In the District of Columbia, when a child is born to unmarried parents or parents who are not in a domestic partnership, there is no automatic legal relationship between the father and the child. The biological father’s name will not be placed on the birth certificate without filling out an Acknowledgement of Paternity (AOP). This is called parentage establishment and establishes the biological father as the legal father. If the parents are married or in a registered domestic partnership when the child is born, there is an automatic legal relationship between the mother’s spouse or the domestic partner, and the child. The spouse’s or domestic partner’s name will be placed on the birth certificate. The mother’s spouse or domestic partner is presumed to be the child’s parent by virtue of the legal union.
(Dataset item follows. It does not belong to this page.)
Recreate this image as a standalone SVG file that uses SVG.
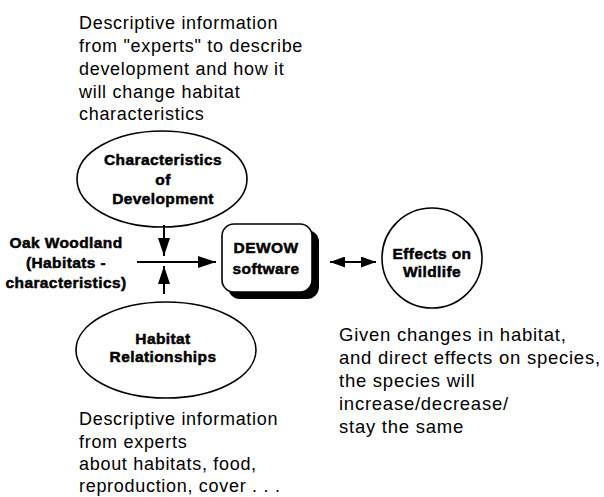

How to Establish Parentage1. Voluntary Acknowledgment of Paternity (AOP):
A mother and father can voluntarily sign an AOP form. This process is available to parents if the mother was not married or in a registered domestic partnership at the time of birth, conception or anytime in between. If both parents complete the AOP form, they don’t have to go to court to establish parentage.
- Both parents must swear the information on the AOP form is true
- The father must provide photo identification
- No blood test is required
- Signing an AOP is easy and free
- Both parents must sign the AOP
- AOP forms are available in Hospitals, Birthing Centers or the Department of Health and Vital Records, and Child Support Services Division (CSSD)
- Each facility can help you complete the form
2. Filing a Petition in D.C. Superior Court:
- Filing a Petition – If the person you suspect to be your child’s parent disputes that he or she is the child’s parent, you can establish parentage through the court system by filing a petition. This petition will name the individual you suspect is your child’s legal parent and request a child support order.
- Court Hearing – The DC Superior Court will hold a hearing, which the mother and potential parent must attend. At this hearing, the potential parent has a chance to admit if he or she is the child’s legal parent.
- Genetic Testing – If the man named as the child’s father is not sure if he is the father, or denies that he is, the court may order a genetic test. If the test proves he is the child’s father, the court will issue an order that establishes the child’s paternity. This order is legal proof establishing your child’s parentage.